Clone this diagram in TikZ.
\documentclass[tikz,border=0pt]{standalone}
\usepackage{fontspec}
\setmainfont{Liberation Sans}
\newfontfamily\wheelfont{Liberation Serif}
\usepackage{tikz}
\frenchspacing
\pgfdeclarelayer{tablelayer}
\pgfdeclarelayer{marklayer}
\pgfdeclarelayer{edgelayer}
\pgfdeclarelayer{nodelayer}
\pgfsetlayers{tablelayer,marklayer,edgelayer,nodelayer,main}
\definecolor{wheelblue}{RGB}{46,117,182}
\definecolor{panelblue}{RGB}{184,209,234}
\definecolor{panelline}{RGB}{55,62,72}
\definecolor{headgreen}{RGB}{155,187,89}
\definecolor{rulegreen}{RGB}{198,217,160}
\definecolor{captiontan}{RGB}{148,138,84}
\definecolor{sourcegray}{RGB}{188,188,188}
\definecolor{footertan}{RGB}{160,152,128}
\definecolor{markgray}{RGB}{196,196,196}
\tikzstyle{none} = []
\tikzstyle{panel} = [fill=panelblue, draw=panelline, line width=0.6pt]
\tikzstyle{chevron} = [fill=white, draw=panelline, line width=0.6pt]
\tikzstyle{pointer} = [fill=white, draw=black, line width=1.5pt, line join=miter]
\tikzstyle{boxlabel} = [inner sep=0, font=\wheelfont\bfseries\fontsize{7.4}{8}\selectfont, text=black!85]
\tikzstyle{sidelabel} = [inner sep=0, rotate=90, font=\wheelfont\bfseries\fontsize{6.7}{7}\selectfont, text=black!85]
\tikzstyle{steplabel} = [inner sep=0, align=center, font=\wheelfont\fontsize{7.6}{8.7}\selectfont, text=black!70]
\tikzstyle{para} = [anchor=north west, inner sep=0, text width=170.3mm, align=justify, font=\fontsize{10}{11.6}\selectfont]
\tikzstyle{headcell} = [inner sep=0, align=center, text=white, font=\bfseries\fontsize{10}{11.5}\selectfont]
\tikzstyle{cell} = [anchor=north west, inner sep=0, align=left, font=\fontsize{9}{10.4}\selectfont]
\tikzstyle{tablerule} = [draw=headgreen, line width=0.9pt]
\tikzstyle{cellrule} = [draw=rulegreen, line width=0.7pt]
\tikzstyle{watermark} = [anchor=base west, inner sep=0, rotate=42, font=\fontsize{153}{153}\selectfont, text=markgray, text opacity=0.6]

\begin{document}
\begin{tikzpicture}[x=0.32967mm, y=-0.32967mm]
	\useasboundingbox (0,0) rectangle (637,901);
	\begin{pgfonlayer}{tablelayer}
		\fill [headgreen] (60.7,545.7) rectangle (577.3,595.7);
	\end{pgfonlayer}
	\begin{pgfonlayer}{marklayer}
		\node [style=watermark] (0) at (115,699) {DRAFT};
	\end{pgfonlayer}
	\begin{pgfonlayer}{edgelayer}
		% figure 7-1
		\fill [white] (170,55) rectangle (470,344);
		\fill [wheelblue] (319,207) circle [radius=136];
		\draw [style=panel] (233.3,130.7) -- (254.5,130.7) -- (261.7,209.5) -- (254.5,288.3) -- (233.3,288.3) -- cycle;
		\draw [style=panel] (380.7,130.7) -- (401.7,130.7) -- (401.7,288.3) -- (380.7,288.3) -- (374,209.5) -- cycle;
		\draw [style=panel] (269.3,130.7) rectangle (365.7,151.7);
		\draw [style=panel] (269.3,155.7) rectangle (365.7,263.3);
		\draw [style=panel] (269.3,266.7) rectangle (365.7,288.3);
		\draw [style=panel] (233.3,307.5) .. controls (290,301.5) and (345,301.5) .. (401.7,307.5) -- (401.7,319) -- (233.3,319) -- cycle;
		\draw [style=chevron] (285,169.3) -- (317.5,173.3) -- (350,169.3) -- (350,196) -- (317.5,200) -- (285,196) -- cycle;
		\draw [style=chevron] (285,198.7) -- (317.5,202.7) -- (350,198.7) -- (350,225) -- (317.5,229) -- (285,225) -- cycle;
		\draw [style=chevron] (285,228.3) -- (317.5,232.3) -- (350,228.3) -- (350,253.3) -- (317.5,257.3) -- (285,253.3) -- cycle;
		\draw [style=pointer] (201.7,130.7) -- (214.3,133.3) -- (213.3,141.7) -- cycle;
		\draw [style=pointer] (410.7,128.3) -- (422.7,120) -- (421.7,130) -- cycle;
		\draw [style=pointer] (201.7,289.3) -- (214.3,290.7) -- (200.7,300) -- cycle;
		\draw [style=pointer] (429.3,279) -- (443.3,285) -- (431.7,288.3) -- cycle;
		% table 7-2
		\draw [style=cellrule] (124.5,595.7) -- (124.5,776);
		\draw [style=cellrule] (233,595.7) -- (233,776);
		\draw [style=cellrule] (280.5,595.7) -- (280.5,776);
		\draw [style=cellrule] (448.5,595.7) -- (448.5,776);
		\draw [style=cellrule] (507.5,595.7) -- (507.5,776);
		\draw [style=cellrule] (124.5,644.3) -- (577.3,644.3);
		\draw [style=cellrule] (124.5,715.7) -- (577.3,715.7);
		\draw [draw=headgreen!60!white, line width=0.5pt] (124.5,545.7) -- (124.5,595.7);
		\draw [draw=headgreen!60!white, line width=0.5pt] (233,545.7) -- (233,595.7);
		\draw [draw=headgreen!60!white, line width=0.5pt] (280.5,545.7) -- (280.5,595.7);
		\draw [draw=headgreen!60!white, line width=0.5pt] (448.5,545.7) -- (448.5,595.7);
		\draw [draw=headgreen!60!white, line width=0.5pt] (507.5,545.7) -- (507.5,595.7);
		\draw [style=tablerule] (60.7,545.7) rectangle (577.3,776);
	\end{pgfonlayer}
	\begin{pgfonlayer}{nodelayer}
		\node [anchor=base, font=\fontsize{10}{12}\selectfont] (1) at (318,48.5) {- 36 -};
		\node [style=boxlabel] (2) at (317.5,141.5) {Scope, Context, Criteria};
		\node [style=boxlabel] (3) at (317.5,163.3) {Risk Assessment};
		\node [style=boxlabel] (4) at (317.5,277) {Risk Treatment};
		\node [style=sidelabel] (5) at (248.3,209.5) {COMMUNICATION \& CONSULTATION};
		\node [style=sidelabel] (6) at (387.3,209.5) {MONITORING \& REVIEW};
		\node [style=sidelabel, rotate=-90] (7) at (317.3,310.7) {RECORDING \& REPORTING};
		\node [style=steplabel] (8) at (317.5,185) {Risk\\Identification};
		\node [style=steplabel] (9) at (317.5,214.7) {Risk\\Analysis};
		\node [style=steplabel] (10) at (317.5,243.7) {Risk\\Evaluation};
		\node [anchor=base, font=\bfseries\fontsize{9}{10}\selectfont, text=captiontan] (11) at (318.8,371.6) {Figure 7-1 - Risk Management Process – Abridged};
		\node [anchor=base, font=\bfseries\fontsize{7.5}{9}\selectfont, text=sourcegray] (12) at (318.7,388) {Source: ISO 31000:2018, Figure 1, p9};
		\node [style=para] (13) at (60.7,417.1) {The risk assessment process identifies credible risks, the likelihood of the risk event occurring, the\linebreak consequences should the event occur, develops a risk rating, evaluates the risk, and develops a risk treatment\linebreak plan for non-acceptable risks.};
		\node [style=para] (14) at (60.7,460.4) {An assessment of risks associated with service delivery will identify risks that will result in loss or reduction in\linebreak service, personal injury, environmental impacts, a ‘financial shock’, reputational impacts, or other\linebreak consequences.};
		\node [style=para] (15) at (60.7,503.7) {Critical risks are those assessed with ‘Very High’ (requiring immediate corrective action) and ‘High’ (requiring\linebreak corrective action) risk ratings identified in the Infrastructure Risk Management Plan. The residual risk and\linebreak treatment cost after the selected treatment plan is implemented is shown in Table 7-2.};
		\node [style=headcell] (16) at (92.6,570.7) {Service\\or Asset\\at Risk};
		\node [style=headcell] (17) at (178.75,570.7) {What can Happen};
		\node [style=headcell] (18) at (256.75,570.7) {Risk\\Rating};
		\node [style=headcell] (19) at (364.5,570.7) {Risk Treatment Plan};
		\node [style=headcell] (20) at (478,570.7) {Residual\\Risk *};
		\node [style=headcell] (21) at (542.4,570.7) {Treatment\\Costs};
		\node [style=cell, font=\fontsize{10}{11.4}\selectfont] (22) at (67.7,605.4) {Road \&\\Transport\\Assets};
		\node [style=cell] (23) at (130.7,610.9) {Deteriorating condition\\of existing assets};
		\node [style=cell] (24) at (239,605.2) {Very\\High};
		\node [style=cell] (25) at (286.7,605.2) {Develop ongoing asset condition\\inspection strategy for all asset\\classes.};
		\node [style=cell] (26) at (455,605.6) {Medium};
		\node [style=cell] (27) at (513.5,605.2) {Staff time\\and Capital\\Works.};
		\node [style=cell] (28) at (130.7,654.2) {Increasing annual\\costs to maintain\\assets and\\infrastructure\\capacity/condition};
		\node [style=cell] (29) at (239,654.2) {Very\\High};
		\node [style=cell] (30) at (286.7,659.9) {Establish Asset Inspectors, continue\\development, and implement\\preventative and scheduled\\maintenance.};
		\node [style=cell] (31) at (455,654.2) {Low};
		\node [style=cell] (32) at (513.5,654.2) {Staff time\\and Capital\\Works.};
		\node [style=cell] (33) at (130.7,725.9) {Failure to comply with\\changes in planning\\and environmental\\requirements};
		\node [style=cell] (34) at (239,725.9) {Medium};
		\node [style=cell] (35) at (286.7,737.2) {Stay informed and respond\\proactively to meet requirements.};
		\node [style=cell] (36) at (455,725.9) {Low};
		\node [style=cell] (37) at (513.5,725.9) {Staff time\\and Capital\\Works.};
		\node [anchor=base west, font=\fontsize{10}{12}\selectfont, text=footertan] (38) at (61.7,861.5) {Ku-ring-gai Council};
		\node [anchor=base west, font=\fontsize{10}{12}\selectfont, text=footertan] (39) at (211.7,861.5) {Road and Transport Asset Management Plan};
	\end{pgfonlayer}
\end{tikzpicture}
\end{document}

• • • • • • •

→ Problem description
Everything from the first line of the data through the line containing "text=markgray, text opacity=0.6]" should be echoed exactly. Add nothing.

→ Task response
Clone this diagram in TikZ.
\documentclass[tikz,border=0pt]{standalone}
\usepackage{fontspec}
\setmainfont{Liberation Sans}
\newfontfamily\wheelfont{Liberation Serif}
\usepackage{tikz}
\frenchspacing
\pgfdeclarelayer{tablelayer}
\pgfdeclarelayer{marklayer}
\pgfdeclarelayer{edgelayer}
\pgfdeclarelayer{nodelayer}
\pgfsetlayers{tablelayer,marklayer,edgelayer,nodelayer,main}
\definecolor{wheelblue}{RGB}{46,117,182}
\definecolor{panelblue}{RGB}{184,209,234}
\definecolor{panelline}{RGB}{55,62,72}
\definecolor{headgreen}{RGB}{155,187,89}
\definecolor{rulegreen}{RGB}{198,217,160}
\definecolor{captiontan}{RGB}{148,138,84}
\definecolor{sourcegray}{RGB}{188,188,188}
\definecolor{footertan}{RGB}{160,152,128}
\definecolor{markgray}{RGB}{196,196,196}
\tikzstyle{none} = []
\tikzstyle{panel} = [fill=panelblue, draw=panelline, line width=0.6pt]
\tikzstyle{chevron} = [fill=white, draw=panelline, line width=0.6pt]
\tikzstyle{pointer} = [fill=white, draw=black, line width=1.5pt, line join=miter]
\tikzstyle{boxlabel} = [inner sep=0, font=\wheelfont\bfseries\fontsize{7.4}{8}\selectfont, text=black!85]
\tikzstyle{sidelabel} = [inner sep=0, rotate=90, font=\wheelfont\bfseries\fontsize{6.7}{7}\selectfont, text=black!85]
\tikzstyle{steplabel} = [inner sep=0, align=center, font=\wheelfont\fontsize{7.6}{8.7}\selectfont, text=black!70]
\tikzstyle{para} = [anchor=north west, inner sep=0, text width=170.3mm, align=justify, font=\fontsize{10}{11.6}\selectfont]
\tikzstyle{headcell} = [inner sep=0, align=center, text=white, font=\bfseries\fontsize{10}{11.5}\selectfont]
\tikzstyle{cell} = [anchor=north west, inner sep=0, align=left, font=\fontsize{9}{10.4}\selectfont]
\tikzstyle{tablerule} = [draw=headgreen, line width=0.9pt]
\tikzstyle{cellrule} = [draw=rulegreen, line width=0.7pt]
\tikzstyle{watermark} = [anchor=base west, inner sep=0, rotate=42, font=\fontsize{153}{153}\selectfont, text=markgray, text opacity=0.6]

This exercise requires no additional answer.